Where's the profit? Someone show me the profit. 81% load factor and we still cannot charge enough to cover the costs. Is someone out there in charge?

pilot
 
Well if you look a little closer yes RPMs are down. However so are ASMs which considereing the fleet reducation is consistents, however ASMs are down further than RPMs. That is a good thing if RPMs as a percentage went down further than ASMs it would be really bad. Over all we are making more money per reduced ASM than before.
 
Dozens of former US and HP planes are now parked in the desert. It's hardly shocking that fewer planes = fewer passengers.
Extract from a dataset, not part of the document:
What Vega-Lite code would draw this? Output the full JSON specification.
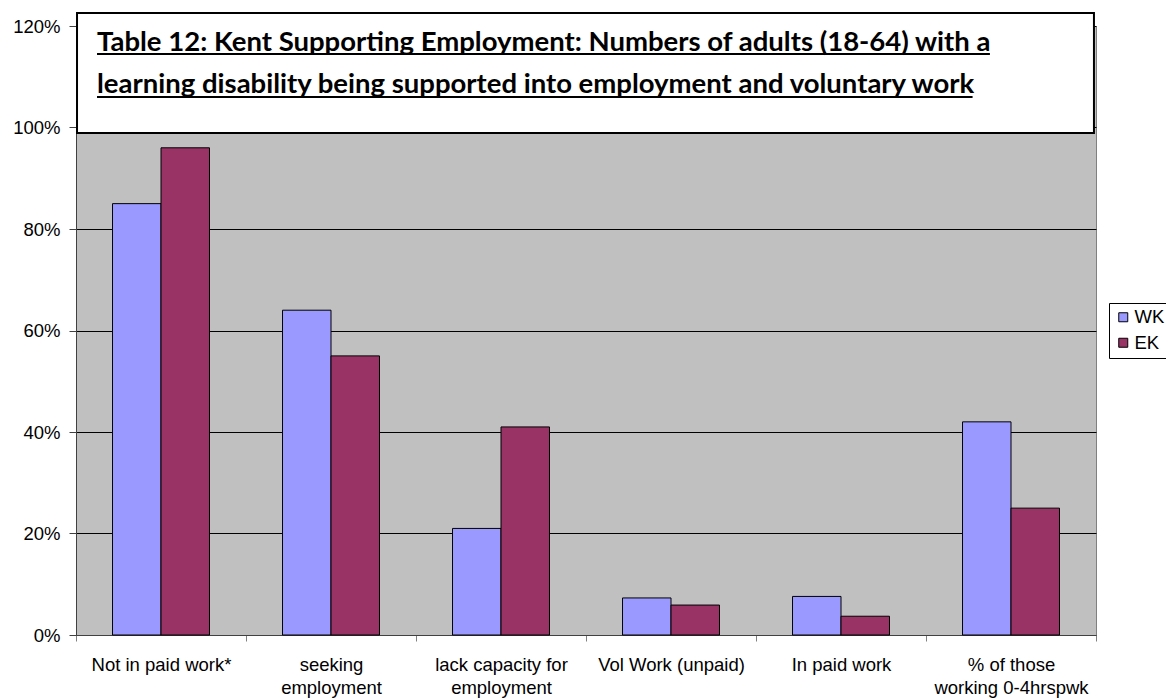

But the planes they have are fuller, which is better.
 
I find in very interesting no one has yet commented on the March traffic numbers published yesterday by U. 81% load factor for March on an 11% decrease in RPM's.

Where's the profit? Someone show me the profit. 81% load factor and we still cannot charge enough to cover the costs. Is someone out there in charge?

pilot


pilot,

1st quarter report will be out in a few weeks from most of the airlines. Believe US Airways will report in mid-May timeframe.

Time will tell if high loadfactors equals profits. High jetfuel prices, though, might be a difficult hurdle to overcome.

SoftLanding
 
Dozens of former US and HP planes are now parked in the desert. It's hardly shocking that fewer planes = fewer passengers. But the planes they have are fuller, which is better.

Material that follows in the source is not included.